Dataset excerpt
■ ■ ■ ■ ■

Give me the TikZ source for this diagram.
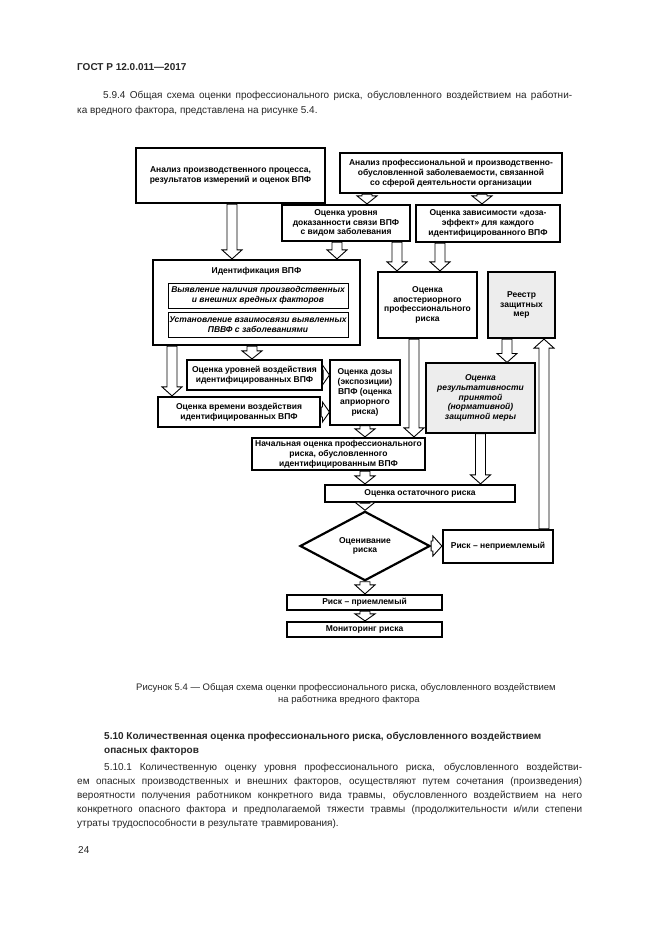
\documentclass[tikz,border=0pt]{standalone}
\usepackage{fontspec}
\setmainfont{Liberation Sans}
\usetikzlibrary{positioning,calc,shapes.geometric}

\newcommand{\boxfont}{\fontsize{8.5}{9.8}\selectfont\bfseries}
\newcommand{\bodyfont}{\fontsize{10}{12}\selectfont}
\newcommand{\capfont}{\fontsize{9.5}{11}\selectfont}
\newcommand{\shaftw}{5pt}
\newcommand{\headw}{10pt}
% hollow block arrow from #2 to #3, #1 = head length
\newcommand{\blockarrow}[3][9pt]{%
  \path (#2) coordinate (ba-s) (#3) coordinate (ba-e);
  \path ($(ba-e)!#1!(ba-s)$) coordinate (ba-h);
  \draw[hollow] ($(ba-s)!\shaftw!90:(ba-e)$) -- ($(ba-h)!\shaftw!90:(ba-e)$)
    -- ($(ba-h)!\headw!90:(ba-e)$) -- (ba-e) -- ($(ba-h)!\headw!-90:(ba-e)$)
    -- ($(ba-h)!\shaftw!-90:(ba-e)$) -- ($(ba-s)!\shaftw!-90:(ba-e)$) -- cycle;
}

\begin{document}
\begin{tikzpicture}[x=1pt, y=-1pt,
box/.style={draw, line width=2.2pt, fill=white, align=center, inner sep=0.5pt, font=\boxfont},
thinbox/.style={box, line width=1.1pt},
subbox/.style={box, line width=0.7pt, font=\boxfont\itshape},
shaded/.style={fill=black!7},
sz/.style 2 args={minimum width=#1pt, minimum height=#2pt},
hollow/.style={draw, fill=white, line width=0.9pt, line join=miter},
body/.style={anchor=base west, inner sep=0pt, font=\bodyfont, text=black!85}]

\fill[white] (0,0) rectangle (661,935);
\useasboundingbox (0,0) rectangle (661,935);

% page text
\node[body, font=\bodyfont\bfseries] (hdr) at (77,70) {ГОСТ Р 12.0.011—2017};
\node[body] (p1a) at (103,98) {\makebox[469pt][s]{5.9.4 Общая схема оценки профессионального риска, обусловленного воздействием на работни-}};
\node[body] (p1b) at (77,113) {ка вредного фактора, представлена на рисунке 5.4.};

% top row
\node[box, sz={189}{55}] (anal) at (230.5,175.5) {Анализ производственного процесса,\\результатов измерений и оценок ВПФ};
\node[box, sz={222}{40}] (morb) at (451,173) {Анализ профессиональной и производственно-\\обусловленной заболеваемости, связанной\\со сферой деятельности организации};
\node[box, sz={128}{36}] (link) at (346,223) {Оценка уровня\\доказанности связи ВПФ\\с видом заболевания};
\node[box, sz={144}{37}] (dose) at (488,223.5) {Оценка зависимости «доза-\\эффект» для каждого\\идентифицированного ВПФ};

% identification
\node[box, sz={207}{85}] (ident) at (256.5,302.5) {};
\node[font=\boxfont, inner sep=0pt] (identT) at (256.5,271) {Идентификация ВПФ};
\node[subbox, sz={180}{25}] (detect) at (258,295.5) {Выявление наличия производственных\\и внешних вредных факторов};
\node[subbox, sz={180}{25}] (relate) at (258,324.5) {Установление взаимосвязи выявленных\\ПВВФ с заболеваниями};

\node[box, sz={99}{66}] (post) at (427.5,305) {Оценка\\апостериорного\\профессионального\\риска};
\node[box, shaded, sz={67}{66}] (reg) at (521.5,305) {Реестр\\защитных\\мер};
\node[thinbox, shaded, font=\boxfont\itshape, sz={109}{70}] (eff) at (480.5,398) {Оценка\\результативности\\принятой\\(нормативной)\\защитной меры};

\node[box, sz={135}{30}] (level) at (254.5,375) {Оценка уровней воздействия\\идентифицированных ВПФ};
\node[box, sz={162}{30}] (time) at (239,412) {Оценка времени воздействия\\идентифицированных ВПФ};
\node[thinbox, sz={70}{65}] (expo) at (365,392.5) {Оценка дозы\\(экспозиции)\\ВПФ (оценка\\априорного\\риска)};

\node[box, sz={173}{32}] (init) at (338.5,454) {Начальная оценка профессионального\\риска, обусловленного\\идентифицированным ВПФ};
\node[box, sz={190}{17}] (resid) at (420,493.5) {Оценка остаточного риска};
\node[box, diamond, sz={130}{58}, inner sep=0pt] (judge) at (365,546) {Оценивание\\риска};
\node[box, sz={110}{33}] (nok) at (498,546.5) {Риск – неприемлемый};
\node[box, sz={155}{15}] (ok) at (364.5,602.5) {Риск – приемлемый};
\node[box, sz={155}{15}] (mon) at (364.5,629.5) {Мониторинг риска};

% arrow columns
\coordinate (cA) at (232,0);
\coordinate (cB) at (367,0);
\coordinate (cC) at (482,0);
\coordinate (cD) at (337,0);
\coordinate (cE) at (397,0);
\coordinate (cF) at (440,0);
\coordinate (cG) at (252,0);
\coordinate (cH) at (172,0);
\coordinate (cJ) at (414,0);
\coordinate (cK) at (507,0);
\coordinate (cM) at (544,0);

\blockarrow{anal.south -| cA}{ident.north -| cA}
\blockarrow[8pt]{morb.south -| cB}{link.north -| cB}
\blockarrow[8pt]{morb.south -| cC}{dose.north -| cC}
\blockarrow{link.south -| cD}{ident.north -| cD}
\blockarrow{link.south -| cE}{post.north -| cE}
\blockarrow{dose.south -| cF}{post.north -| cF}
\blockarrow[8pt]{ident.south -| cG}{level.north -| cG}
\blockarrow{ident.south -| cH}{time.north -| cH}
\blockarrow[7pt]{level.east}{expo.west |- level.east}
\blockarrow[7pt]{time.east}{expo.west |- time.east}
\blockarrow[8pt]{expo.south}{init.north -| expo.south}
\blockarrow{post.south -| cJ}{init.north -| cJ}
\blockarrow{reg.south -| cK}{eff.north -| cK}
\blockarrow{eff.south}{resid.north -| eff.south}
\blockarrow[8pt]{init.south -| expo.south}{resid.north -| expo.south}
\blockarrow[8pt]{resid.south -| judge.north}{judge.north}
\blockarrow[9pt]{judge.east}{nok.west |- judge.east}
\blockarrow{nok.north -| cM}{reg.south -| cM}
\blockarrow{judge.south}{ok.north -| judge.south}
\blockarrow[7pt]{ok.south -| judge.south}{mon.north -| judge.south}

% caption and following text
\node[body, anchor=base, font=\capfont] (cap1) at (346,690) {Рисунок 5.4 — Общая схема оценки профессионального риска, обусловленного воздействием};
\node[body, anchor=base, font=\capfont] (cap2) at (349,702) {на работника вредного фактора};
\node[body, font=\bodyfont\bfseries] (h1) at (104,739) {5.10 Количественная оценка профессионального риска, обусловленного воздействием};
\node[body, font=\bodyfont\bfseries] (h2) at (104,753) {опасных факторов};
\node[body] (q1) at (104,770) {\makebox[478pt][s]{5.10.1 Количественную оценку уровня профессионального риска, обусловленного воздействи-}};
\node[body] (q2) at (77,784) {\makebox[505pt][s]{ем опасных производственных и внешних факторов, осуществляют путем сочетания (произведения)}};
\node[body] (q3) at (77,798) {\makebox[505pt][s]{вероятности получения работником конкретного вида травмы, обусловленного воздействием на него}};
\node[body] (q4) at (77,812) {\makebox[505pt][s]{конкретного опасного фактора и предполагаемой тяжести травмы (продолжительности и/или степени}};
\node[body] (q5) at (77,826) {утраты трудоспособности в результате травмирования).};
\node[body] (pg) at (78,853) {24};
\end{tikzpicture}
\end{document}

■ ■ ■ ■ ■

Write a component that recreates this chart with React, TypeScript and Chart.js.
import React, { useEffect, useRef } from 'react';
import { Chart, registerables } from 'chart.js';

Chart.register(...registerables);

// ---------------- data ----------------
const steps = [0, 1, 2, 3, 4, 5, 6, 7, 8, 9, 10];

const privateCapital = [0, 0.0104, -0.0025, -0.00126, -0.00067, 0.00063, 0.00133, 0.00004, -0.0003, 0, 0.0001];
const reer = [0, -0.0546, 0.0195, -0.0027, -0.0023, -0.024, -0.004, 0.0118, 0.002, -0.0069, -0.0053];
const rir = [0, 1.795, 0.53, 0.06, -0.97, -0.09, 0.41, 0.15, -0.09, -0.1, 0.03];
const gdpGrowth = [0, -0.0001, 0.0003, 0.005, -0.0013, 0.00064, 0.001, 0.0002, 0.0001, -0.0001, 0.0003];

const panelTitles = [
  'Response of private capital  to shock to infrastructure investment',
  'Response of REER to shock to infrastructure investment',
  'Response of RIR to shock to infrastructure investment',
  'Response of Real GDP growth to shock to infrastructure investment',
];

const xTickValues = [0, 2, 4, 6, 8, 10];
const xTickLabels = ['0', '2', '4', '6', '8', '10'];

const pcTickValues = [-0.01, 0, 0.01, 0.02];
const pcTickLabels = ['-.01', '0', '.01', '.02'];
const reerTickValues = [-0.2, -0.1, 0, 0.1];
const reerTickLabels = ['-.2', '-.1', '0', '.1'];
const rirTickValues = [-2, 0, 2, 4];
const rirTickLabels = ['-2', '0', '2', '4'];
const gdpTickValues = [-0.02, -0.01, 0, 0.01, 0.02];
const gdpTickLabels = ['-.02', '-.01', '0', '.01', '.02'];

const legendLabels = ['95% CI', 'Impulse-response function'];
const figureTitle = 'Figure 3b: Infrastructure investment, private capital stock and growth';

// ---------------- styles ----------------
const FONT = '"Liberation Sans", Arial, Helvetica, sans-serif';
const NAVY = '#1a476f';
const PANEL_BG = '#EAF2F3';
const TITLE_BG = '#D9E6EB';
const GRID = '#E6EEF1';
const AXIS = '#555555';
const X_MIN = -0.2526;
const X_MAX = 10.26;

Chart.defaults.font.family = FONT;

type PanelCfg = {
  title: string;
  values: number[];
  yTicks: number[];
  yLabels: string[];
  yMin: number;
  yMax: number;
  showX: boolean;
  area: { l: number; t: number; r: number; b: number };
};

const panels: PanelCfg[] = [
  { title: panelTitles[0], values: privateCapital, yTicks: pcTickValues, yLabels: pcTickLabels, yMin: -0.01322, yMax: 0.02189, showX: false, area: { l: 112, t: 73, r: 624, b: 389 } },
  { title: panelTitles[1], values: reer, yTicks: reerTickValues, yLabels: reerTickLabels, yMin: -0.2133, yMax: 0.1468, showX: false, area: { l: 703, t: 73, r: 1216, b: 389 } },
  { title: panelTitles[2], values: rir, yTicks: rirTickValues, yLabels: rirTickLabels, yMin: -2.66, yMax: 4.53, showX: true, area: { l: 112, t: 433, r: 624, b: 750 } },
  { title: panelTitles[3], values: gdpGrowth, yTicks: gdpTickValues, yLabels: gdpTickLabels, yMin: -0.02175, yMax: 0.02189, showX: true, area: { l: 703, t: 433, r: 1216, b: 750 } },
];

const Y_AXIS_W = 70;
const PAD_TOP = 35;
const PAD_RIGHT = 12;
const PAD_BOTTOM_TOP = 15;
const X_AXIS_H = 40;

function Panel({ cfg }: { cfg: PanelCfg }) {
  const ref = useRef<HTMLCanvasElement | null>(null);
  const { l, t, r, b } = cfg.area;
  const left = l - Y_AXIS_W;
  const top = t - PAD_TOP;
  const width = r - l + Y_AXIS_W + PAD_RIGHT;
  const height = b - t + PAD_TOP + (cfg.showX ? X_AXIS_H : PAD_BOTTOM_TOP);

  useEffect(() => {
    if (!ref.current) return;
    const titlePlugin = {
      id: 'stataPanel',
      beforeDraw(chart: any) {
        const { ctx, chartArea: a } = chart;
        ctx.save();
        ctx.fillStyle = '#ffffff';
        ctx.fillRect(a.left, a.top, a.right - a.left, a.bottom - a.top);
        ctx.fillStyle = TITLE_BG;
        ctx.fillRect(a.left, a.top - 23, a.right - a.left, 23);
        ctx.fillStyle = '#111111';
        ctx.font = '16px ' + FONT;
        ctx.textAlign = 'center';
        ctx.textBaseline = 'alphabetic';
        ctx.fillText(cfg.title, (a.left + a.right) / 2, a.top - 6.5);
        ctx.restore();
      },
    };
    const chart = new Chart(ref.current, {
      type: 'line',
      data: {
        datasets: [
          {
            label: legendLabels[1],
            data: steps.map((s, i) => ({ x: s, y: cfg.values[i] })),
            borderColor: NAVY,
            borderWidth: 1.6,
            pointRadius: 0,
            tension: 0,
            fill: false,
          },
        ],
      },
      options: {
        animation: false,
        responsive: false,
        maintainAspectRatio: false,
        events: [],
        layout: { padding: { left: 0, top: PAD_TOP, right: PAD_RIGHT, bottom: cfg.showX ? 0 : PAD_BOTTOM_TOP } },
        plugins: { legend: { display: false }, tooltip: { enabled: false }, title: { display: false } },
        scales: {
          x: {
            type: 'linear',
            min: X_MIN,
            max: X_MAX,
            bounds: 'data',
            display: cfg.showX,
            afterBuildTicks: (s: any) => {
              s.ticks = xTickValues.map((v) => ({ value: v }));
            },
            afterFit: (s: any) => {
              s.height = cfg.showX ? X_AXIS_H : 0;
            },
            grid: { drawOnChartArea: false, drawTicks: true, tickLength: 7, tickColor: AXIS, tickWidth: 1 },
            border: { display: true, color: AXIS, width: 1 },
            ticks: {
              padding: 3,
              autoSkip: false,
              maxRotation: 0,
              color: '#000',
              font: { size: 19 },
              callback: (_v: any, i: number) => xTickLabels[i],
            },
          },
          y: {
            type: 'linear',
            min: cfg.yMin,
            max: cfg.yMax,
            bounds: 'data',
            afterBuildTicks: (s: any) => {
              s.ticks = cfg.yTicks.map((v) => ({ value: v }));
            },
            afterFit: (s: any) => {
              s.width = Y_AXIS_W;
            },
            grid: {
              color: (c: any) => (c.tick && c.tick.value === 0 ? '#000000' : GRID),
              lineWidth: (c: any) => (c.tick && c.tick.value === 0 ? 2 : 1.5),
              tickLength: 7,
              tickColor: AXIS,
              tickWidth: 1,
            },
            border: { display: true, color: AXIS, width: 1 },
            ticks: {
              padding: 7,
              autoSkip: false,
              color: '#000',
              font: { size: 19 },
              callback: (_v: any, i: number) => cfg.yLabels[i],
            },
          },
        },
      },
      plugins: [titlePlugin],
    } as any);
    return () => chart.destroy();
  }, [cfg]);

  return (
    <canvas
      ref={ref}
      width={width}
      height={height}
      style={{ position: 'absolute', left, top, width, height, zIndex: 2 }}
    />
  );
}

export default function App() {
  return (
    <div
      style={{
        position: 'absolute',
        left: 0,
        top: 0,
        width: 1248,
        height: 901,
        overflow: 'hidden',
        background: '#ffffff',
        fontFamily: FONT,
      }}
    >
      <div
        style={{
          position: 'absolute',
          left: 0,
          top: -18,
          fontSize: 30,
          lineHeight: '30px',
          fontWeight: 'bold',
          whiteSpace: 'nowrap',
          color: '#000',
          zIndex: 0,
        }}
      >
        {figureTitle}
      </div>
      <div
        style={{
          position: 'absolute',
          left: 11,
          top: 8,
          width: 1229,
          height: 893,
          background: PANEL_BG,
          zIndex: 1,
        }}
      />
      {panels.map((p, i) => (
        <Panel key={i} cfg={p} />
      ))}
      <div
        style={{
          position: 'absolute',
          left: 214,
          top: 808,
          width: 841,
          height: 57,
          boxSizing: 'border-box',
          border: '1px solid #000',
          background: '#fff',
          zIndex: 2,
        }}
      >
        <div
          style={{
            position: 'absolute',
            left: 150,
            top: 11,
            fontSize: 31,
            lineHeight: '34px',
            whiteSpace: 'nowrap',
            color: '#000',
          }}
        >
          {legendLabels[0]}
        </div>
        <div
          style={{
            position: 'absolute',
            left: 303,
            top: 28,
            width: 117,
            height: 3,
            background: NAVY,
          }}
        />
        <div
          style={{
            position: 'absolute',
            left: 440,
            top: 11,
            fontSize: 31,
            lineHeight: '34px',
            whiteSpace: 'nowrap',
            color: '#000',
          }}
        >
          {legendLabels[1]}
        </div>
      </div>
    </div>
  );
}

■ ■ ■ ■ ■

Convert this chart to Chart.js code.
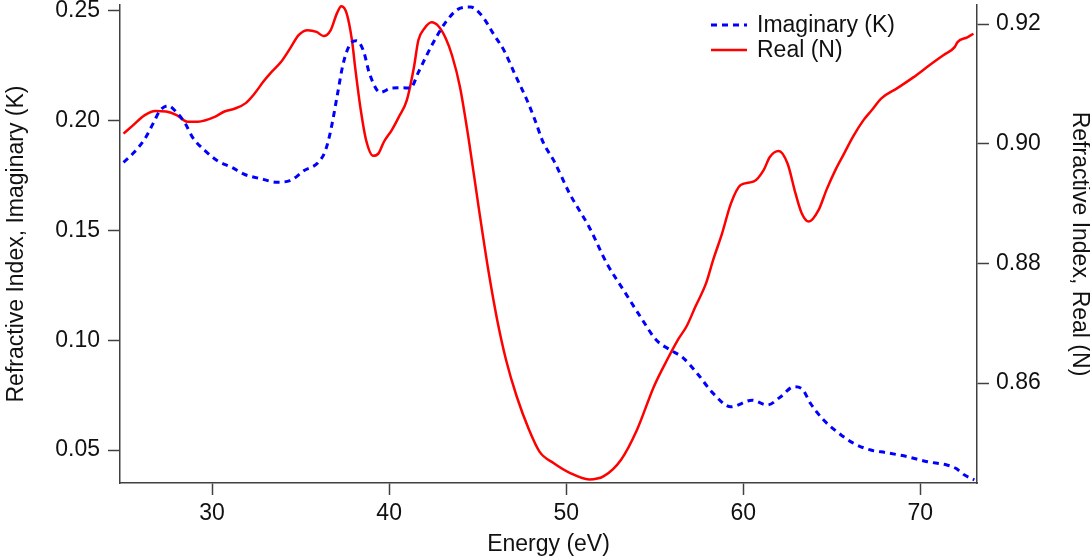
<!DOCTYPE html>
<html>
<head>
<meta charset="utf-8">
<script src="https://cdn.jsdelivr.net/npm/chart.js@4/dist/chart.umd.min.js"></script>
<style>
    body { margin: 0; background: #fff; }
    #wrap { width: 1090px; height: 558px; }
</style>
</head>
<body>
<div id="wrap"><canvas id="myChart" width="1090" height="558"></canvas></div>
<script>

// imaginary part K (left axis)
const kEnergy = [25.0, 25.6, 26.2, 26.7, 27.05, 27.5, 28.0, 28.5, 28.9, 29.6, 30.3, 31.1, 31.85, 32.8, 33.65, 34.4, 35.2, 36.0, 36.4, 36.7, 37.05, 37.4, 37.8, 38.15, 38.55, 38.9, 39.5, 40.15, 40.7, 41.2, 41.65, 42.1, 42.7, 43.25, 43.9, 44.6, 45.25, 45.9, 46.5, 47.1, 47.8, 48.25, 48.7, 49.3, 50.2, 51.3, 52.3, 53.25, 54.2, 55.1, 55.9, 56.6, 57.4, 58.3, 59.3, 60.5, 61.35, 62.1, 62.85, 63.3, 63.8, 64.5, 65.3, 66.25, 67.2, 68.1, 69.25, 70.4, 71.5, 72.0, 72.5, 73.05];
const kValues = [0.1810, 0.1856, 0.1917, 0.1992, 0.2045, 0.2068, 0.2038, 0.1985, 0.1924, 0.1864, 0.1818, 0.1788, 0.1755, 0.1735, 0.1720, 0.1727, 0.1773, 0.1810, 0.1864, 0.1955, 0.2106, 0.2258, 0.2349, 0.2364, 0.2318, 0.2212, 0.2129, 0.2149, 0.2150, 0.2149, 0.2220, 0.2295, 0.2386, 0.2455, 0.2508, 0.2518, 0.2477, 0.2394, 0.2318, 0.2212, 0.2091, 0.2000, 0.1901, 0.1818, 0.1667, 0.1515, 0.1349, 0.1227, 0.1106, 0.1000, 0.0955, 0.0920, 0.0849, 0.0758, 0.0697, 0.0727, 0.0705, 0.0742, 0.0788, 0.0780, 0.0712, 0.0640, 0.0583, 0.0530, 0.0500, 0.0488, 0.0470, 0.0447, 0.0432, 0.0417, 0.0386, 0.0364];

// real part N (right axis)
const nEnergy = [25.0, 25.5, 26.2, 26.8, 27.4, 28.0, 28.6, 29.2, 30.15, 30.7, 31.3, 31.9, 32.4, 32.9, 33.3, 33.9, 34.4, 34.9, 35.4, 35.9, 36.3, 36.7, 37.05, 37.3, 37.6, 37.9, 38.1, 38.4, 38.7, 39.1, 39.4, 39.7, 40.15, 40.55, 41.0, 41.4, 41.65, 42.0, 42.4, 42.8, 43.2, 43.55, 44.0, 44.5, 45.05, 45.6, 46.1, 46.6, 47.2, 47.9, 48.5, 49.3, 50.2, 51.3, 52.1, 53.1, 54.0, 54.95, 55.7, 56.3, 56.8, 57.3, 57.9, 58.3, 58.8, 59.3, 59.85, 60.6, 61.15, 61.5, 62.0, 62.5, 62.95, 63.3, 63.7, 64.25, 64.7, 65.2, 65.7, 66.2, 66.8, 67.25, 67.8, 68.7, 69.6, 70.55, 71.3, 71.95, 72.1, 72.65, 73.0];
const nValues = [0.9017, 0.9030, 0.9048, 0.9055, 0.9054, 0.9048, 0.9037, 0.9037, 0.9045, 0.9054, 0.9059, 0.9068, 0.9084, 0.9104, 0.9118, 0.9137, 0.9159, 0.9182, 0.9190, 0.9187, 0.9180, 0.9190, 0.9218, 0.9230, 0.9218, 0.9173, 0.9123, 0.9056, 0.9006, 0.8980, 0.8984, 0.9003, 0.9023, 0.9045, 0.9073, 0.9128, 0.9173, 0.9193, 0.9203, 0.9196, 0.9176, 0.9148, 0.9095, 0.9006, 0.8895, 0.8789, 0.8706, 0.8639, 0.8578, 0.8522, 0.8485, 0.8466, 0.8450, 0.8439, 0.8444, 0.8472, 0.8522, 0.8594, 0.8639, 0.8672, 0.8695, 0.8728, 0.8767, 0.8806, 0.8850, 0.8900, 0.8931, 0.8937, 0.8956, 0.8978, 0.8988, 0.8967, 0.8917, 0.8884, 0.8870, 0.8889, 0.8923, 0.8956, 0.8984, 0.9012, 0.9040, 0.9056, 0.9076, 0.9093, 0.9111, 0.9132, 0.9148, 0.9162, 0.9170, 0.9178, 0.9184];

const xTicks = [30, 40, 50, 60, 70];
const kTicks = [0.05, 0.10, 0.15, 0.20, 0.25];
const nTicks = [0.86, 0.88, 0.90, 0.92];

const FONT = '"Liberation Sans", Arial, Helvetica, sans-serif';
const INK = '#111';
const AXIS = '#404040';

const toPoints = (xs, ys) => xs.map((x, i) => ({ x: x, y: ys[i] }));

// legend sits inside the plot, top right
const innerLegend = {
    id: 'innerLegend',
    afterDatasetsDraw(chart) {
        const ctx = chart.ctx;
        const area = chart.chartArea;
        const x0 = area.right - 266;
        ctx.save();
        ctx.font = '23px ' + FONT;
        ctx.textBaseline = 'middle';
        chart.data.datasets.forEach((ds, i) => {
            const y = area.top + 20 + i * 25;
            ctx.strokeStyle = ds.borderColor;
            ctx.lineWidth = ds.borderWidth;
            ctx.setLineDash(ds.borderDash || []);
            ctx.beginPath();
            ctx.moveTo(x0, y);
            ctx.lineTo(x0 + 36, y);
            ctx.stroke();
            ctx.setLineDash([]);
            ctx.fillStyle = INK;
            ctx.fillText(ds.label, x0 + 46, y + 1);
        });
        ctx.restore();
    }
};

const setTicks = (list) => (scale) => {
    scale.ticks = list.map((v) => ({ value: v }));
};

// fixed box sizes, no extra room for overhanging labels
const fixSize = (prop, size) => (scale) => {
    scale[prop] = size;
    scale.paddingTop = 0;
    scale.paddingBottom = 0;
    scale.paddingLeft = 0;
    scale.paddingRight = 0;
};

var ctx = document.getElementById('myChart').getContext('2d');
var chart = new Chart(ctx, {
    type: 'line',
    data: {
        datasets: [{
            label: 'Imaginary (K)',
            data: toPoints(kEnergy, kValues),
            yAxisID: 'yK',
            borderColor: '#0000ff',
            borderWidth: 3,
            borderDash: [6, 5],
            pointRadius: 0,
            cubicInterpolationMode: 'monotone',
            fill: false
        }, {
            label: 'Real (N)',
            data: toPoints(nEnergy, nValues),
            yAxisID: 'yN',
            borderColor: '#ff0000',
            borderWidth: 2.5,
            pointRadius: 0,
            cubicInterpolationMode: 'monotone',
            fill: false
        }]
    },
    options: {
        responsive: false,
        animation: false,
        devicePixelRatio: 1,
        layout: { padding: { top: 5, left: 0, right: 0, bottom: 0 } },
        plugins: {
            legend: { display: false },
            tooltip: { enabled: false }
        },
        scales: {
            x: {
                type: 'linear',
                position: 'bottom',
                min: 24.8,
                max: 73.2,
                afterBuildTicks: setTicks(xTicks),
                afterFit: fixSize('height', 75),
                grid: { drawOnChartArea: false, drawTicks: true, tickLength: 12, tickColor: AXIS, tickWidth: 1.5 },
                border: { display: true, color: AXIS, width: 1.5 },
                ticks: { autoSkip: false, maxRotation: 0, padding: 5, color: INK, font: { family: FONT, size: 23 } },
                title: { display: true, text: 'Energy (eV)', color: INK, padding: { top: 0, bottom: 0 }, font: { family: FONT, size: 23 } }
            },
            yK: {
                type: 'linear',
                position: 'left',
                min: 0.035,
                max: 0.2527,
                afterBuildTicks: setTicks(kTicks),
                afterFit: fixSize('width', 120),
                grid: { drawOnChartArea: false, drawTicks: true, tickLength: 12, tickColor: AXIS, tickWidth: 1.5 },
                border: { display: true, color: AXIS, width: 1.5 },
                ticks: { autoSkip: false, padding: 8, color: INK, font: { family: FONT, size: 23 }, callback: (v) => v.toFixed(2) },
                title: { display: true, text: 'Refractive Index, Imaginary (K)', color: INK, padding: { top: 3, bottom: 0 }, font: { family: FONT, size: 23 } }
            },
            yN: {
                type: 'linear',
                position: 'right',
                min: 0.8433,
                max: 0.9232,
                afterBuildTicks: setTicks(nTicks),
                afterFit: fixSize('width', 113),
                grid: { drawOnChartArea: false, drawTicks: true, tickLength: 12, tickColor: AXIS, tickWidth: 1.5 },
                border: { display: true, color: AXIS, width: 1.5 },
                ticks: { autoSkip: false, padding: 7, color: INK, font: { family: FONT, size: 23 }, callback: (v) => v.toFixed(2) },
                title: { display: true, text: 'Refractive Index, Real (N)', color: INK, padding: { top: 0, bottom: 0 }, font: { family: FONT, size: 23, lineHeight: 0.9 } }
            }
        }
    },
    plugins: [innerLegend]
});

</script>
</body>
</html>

■ ■ ■ ■ ■

* PROMPT *
Only the lines from the one bearing "Convert this chart to Chart.js code." to the one bearing "0.0417, 0.0386, 0.0364];", both included, should be restated word for word, with pictures left out.

* WRITTEN RESPONSE *
Convert this chart to Chart.js code.
<!DOCTYPE html>
<html>
<head>
<meta charset="utf-8">
<script src="https://cdn.jsdelivr.net/npm/chart.js@4/dist/chart.umd.min.js"></script>
<style>
    body { margin: 0; background: #fff; }
    #wrap { width: 1090px; height: 558px; }
</style>
</head>
<body>
<div id="wrap"><canvas id="myChart" width="1090" height="558"></canvas></div>
<script>

// imaginary part K (left axis)
const kEnergy = [25.0, 25.6, 26.2, 26.7, 27.05, 27.5, 28.0, 28.5, 28.9, 29.6, 30.3, 31.1, 31.85, 32.8, 33.65, 34.4, 35.2, 36.0, 36.4, 36.7, 37.05, 37.4, 37.8, 38.15, 38.55, 38.9, 39.5, 40.15, 40.7, 41.2, 41.65, 42.1, 42.7, 43.25, 43.9, 44.6, 45.25, 45.9, 46.5, 47.1, 47.8, 48.25, 48.7, 49.3, 50.2, 51.3, 52.3, 53.25, 54.2, 55.1, 55.9, 56.6, 57.4, 58.3, 59.3, 60.5, 61.35, 62.1, 62.85, 63.3, 63.8, 64.5, 65.3, 66.25, 67.2, 68.1, 69.25, 70.4, 71.5, 72.0, 72.5, 73.05];
const kValues = [0.1810, 0.1856, 0.1917, 0.1992, 0.2045, 0.2068, 0.2038, 0.1985, 0.1924, 0.1864, 0.1818, 0.1788, 0.1755, 0.1735, 0.1720, 0.1727, 0.1773, 0.1810, 0.1864, 0.1955, 0.2106, 0.2258, 0.2349, 0.2364, 0.2318, 0.2212, 0.2129, 0.2149, 0.2150, 0.2149, 0.2220, 0.2295, 0.2386, 0.2455, 0.2508, 0.2518, 0.2477, 0.2394, 0.2318, 0.2212, 0.2091, 0.2000, 0.1901, 0.1818, 0.1667, 0.1515, 0.1349, 0.1227, 0.1106, 0.1000, 0.0955, 0.0920, 0.0849, 0.0758, 0.0697, 0.0727, 0.0705, 0.0742, 0.0788, 0.0780, 0.0712, 0.0640, 0.0583, 0.0530, 0.0500, 0.0488, 0.0470, 0.0447, 0.0432, 0.0417, 0.0386, 0.0364];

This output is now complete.